Using architectural “fitness functions” as a guide to system design

Fitness functions are used in genetic programming to assess how close a design solution is to meeting a set of aims. They are applied to iterative simulations so badly performing solutions can be removed and the output can be guided towards an optimal solution.

This is an idea that can be applied to the design of software systems. An evolutionary approach to architecture suggests that you can assess the suitability of a technical solution using objective and repeatable tests. These tests balance the need for rigor around architectural design with the need to support rapid change. You can evolve an architecture through iterative experimentation, using fitness functions to guide the way.

Identifying these tests as “fitness functions” may be stretching the evolutionary metaphor a little. You are not using functions to choose between different candidate solutions in a simulation of natural selection. You are assessing current state. The application of fitness functions has less to do with iteratively rejecting solutions and more to do with using metrics to guide future development effort.

Another problem is that it can be difficult to come up with objective and repeatable tests that measure the right things. In genetic programming a lot of investment is put into the definitions of fitness functions to make sure they correlate with design goals. Measuring the wrong thing will cause the process to converge on an inappropriate solution.
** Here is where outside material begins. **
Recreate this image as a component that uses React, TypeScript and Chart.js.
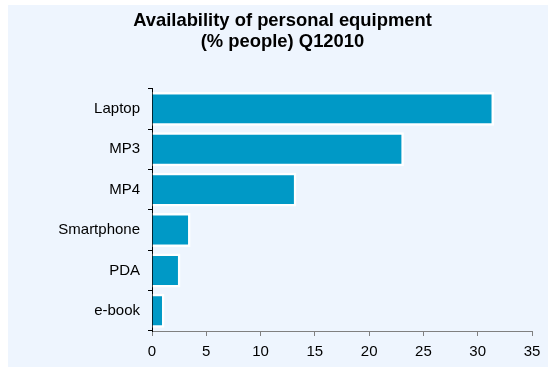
import React, { useEffect, useRef } from 'react';
import { Chart, registerables } from 'chart.js';

Chart.register(...registerables);

const categories = ['Laptop', 'MP3', 'MP4', 'Smartphone', 'PDA', 'e-book'];
const values = [31.5, 23.2, 13.3, 3.55, 2.62, 1.15];
const titleLines = ['Availability of personal equipment', '(% people) Q12010'];
const xMin = 0;
const xMax = 35;
const xStep = 5;

const FONT = '"Liberation Sans", Arial, Helvetica, sans-serif';

const bgPlugin = {
  id: 'bgPanel',
  beforeDraw(chart: any) {
    const ctx = chart.ctx;
    ctx.save();
    ctx.fillStyle = '#ffffff';
    ctx.fillRect(0, 0, chart.width, chart.height);
    ctx.fillStyle = '#eef5fe';
    ctx.fillRect(8, 5, chart.width - 8, chart.height - 5);
    ctx.restore();
  },
};

export default function App() {
  const ref = useRef<HTMLCanvasElement | null>(null);

  useEffect(() => {
    if (!ref.current) return;
    const chart = new Chart(ref.current, {
      type: 'bar',
      data: {
        labels: categories,
        datasets: [
          {
            data: values,
            backgroundColor: '#0099c6',
            borderColor: '#ffffff',
            borderWidth: 2.5,
            borderSkipped: 'start',
            barPercentage: 0.84,
            categoryPercentage: 1,
          },
        ],
      },
      options: {
        indexAxis: 'y',
        responsive: false,
        animation: false,
        devicePixelRatio: 1,
        layout: { padding: { left: 33, right: 16, top: 0, bottom: 0 } },
        plugins: {
          legend: { display: false },
          tooltip: { enabled: false },
          title: {
            display: true,
            text: titleLines,
            color: '#000000',
            font: { family: FONT, size: 18.4, weight: 'bold', lineHeight: 1.16 },
            padding: { top: 10, bottom: 36 },
          },
        },
        scales: {
          x: {
            type: 'linear',
            min: xMin,
            max: xMax,
            ticks: {
              stepSize: xStep,
              color: '#000000',
              font: { family: FONT, size: 15 },
              padding: 7,
            },
            grid: {
              drawOnChartArea: false,
              drawTicks: true,
              tickLength: 5,
              color: '#808080',
            },
            border: { display: true, color: '#808080', width: 1 },
            afterFit(s: any) {
              s.height = 36;
            },
          },
          y: {
            type: 'category',
            ticks: {
              color: '#000000',
              font: { family: FONT, size: 15 },
              padding: 8,
            },
            grid: {
              offset: true,
              drawOnChartArea: false,
              drawTicks: true,
              tickLength: 4,
              color: '#000000',
            },
            border: { display: true, color: '#000000', width: 1 },
            afterFit(s: any) {
              s.width = 119;
            },
          },
        },
      },
      plugins: [bgPlugin],
    });
    return () => chart.destroy();
  }, []);

  return (
    <div style={{ position: 'absolute', left: 0, top: 0, width: 548, height: 367 }}>
      <canvas ref={ref} width={548} height={367} style={{ display: 'block', width: 548, height: 367 }} />
    </div>
  );
}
The same applies to fitness functions in an architectural setting. How do you measure architectural qualities such as coupling and cohesion? Are these even the right things to measure? In the search for meaningful metrics there is a risk that you end up groping for whatever comes conveniently to hand.

The problem with observing code

Given that code is a tangible artefact it can be tempting to define architectural fitness functions that focus on the structure of code. Test frameworks also lend themselves to creating clear, atomic tests that can be incorporated into the build process.
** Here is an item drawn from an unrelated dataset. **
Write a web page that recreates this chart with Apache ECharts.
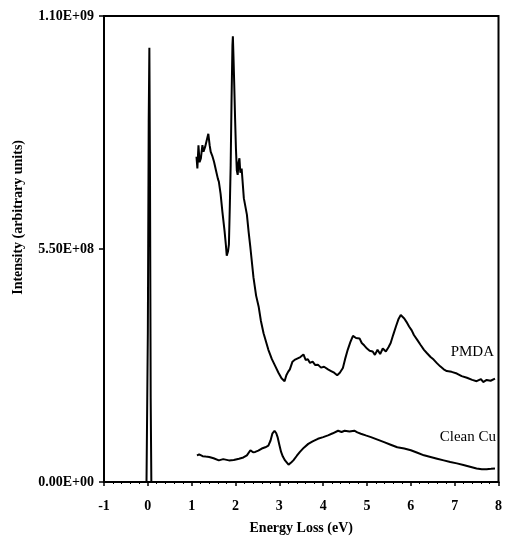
<!DOCTYPE html>
<html>
<head>
<meta charset="utf-8">
<script src="https://cdn.jsdelivr.net/npm/echarts@6/dist/echarts.min.js"></script>
<style>
  html, body { margin: 0; padding: 0; background: #fff; }
  #chart { width: 505px; height: 540px; }
</style>
</head>
<body>
<div id="chart"></div>
<script>
// values on the y axis are read in units of 1e8
var UNIT = 1e8;

var yTicks = [0, 5.5e8, 1.1e9];

// zero loss peak
var zeroX = [-1, -0.03, 0.0, 0.02, 0.035, 0.05, 0.065, 0.08, 0.2];
var zeroY = [0, 0, 3.5, 8.5, 10.25, 7.0, 2.0, 0, 0];

// PMDA curve
var pmdaX = [1.11, 1.13, 1.155, 1.18, 1.21, 1.245, 1.27, 1.307, 1.34, 1.38, 1.41, 1.435, 1.47, 1.51, 1.56, 1.60, 1.62, 1.66, 1.70, 1.75,
  1.78, 1.80, 1.83, 1.85, 1.87, 1.89, 1.91, 1.93, 1.94, 1.955, 1.97, 1.99, 2.01, 2.03, 2.05, 2.07, 2.09, 2.11, 2.14, 2.19,
  2.26, 2.30, 2.34, 2.41, 2.47, 2.53, 2.58, 2.64, 2.70, 2.75, 2.83, 2.91, 2.98, 3.05, 3.12, 3.16, 3.20, 3.24, 3.30, 3.36,
  3.42, 3.48, 3.55, 3.60, 3.65, 3.70, 3.76, 3.82, 3.88, 3.95, 4.02, 4.11, 4.18, 4.25, 4.32, 4.38, 4.45, 4.50, 4.56, 4.62,
  4.68, 4.75, 4.83, 4.88, 4.94, 5.00, 5.06, 5.13, 5.18, 5.24, 5.30, 5.36, 5.43, 5.49, 5.54, 5.60, 5.66, 5.72, 5.77, 5.81,
  5.85, 5.90, 5.96, 6.02, 6.07, 6.15, 6.22, 6.30, 6.37, 6.45, 6.52, 6.60, 6.67, 6.75, 6.82, 6.93, 7.05, 7.16, 7.28, 7.40,
  7.50, 7.60, 7.65, 7.73, 7.82, 7.92];
var pmdaY = [7.68, 7.40, 7.95, 7.55, 7.64, 7.95, 7.80, 7.91, 8.05, 8.22, 7.95, 7.79, 7.70, 7.56, 7.33, 7.15, 7.09, 6.80, 6.39, 5.93,
  5.60, 5.34, 5.45, 5.61, 6.50, 7.48, 9.04, 10.30, 10.52, 10.00, 9.43, 8.60, 7.87, 7.35, 7.25, 7.55, 7.64, 7.30, 7.40, 6.70,
  6.31, 5.90, 5.53, 4.83, 4.40, 4.13, 3.80, 3.51, 3.30, 3.12, 2.90, 2.73, 2.58, 2.45, 2.38, 2.52, 2.60, 2.66, 2.84, 2.89,
  2.92, 2.95, 3.01, 2.88, 2.90, 2.81, 2.84, 2.76, 2.77, 2.70, 2.72, 2.66, 2.62, 2.58, 2.52, 2.58, 2.69, 2.90, 3.12, 3.30,
  3.45, 3.40, 3.39, 3.28, 3.22, 3.15, 3.10, 3.08, 3.00, 3.12, 3.02, 3.15, 3.08, 3.18, 3.28, 3.48, 3.67, 3.85, 3.94, 3.90,
  3.86, 3.78, 3.67, 3.58, 3.47, 3.35, 3.24, 3.12, 3.04, 2.95, 2.89, 2.80, 2.73, 2.66, 2.62, 2.60, 2.56, 2.50, 2.46, 2.41,
  2.38, 2.43, 2.36, 2.41, 2.39, 2.44];

// Clean Cu curve
var cuX = [1.12, 1.17, 1.25, 1.32, 1.40, 1.50, 1.62, 1.72, 1.85, 1.96, 2.08, 2.18, 2.26, 2.34, 2.40, 2.45, 2.52, 2.60, 2.68, 2.75,
  2.80, 2.84, 2.89, 2.93, 2.96, 3.00, 3.04, 3.08, 3.13, 3.21, 3.27, 3.32, 3.40, 3.47, 3.56, 3.66, 3.76, 3.88, 4.00, 4.11,
  4.22, 4.34, 4.42, 4.49, 4.60, 4.71, 4.78, 4.86, 4.97, 5.09, 5.24, 5.39, 5.54, 5.69, 5.85, 6.00, 6.15, 6.30, 6.45, 6.60,
  6.75, 6.90, 7.05, 7.20, 7.35, 7.50, 7.62, 7.73, 7.83, 7.92];
var cuY = [0.63, 0.65, 0.61, 0.60, 0.59, 0.56, 0.51, 0.54, 0.51, 0.52, 0.55, 0.58, 0.63, 0.75, 0.70, 0.71, 0.74, 0.79, 0.82, 0.86,
  0.98, 1.14, 1.21, 1.15, 1.06, 0.88, 0.71, 0.60, 0.51, 0.41, 0.46, 0.51, 0.62, 0.71, 0.81, 0.90, 0.96, 1.02, 1.06, 1.10,
  1.15, 1.21, 1.18, 1.21, 1.19, 1.21, 1.17, 1.14, 1.10, 1.06, 1.00, 0.94, 0.88, 0.82, 0.79, 0.75, 0.69, 0.63, 0.59, 0.55,
  0.51, 0.47, 0.44, 0.40, 0.36, 0.32, 0.30, 0.30, 0.31, 0.32];

function pairs(xs, ys) {
  var out = [];
  for (var i = 0; i < xs.length; i++) out.push([xs[i], ys[i] * UNIT]);
  return out;
}

function sci(v) {
  if (v === 0) return '0.00E+00';
  var e = Math.floor(Math.log10(v) + 1e-9);
  var m = v / Math.pow(10, e);
  return m.toFixed(2) + 'E+' + (e < 10 ? '0' : '') + e;
}

var font = 'Liberation Serif';
var lineStyle = { color: '#000', width: 2 };

var myChart = echarts.init(document.getElementById('chart'));
var option = {
  backgroundColor: '#fff',
  animation: false,
  grid: {
    left: 104, right: 3, top: 16, bottom: 53,
    show: true, borderColor: '#000', borderWidth: 2, backgroundColor: 'transparent'
  },
  xAxis: {
    type: 'value',
    min: -1, max: 8, interval: 1,
    name: 'Energy Loss (eV)',
    nameLocation: 'middle',
    nameGap: 39,
    nameTextStyle: { fontFamily: font, fontWeight: 'bold', fontSize: 14, color: '#000' },
    axisLine: { onZero: false, lineStyle: { color: '#000', width: 2 } },
    axisTick: { length: 4, lineStyle: { color: '#000', width: 1.5 } },
    minorTick: { show: true, splitNumber: 5, length: 2, lineStyle: { color: '#000' } },
    splitLine: { show: false },
    axisLabel: { margin: 17, fontFamily: font, fontWeight: 'bold', fontSize: 14, color: '#000' }
  },
  yAxis: {
    type: 'value',
    min: yTicks[0], max: yTicks[2], interval: yTicks[1],
    axisLine: { show: true, onZero: false, lineStyle: { color: '#000', width: 2 } },
    axisTick: { show: true, length: 5, lineStyle: { color: '#000', width: 1.5 } },
    splitLine: { show: false },
    axisLabel: {
      margin: 10, fontFamily: font, fontWeight: 'bold', fontSize: 14, color: '#000',
      formatter: sci
    }
  },
  graphic: [
    {
      type: 'text', left: 11, top: 140, rotation: Math.PI / 2,
      style: { text: 'Intensity (arbitrary units)', fontFamily: font, fontWeight: 'bold', fontSize: 14, fill: '#000' }
    },
    {
      type: 'text', right: 11, top: 345,
      style: { text: 'PMDA', fontFamily: font, fontSize: 15, fill: '#000' }
    },
    {
      type: 'text', right: 9, top: 430,
      style: { text: 'Clean Cu', fontFamily: font, fontSize: 15, fill: '#000' }
    }
  ],
  series: [
    { name: 'Zero loss', type: 'line', showSymbol: false, data: pairs(zeroX, zeroY), lineStyle: lineStyle },
    { name: 'PMDA', type: 'line', showSymbol: false, data: pairs(pmdaX, pmdaY), lineStyle: lineStyle },
    { name: 'Clean Cu', type: 'line', showSymbol: false, data: pairs(cuX, cuY), lineStyle: lineStyle }
  ]
};
myChart.setOption(option);
</script>
</body>
</html>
You can use static analysis tools such as SonarQube to provide some indication of the general complexity of code. ArchUnit goes further by allowing you to enforce code structure rules as JUnit test assertions that can be incorporated in continuous integration pipeline. This lets you define package structure, control package and class dependencies, regulate the flow between layers of an application and identify circular dependencies.

This approach is quite limited as it takes a very narrow view of the system. A full picture of architectural health needs to take different dimensions into account beyond the technical implementation. You also need to consider aspects such as performance, security, data, operability and integration, all of which can be difficult to assess through an automated test.

Another problem is that you tend to get what you measure. Fitness functions based on metrics can very quickly become perceived as targets. This encourages engineering teams to “game” them to create an impression of architectural health. For example, setting a target for unit test coverage encourages developers to create meaningless wrapper tests that do little more than bump up the coverage statistics.

Focusing on what matters

Perhaps architectural fitness isn’t something that can be measured by directly observing code or design. The real proof of architectural fitness comes with derived measures that describe how the system is being used and whether it is meeting expectations.

This can include more commercially-orientated tests that reflect business priorities as much as technical implementation, i.e.

  • How long does it take to deliver a feature, from conception to release?
  • How often are deployments being made and how many of them fail?
  • How long does it take to on-board a new customer once a sale has been made?
  • How many new support incidents are being recieved?
  • How much unscheduled down-time is going on?

There can be disconnect between the more tangible technical tests and the messier real world of commercial priorities and users. It’s worth noting that discussions around fitness functions rarely mention areas such as user experience or customer satisfaction. This could be because these are often intangible concepts that are difficult to measure. They certainly cannot be implemented as an automated test or put on a dashboard. This tends to encourage an overly internal, technical focus on architectural assessment which risks losing sight of things that really matter.

Avoiding metric-driven development

Are architectural fitness functions anything more than glorified metrics? That’s not really the point. It’s the way they are used that defines them. They can provide a base for a more iterative approach to architecture, helping to direct an evolving design towards a desired set of outcomes. It’s this support for iterative experimentation that sets them apart.

This does all rather hinge on coming up with a set of functions that accurately describe the desired outcome. The risk is that you tip over into a kind of metric-driven development where priorities are distorted by a narrow set of measurable criteria.

You also need to be pragmatic in the way they are applied. There will be trade-offs and conflicts between different dimensions of a system. You also need to review functions for continued relevance. After all, as with any set of requirements, your understanding of what is important to a system will evolve as you develop it.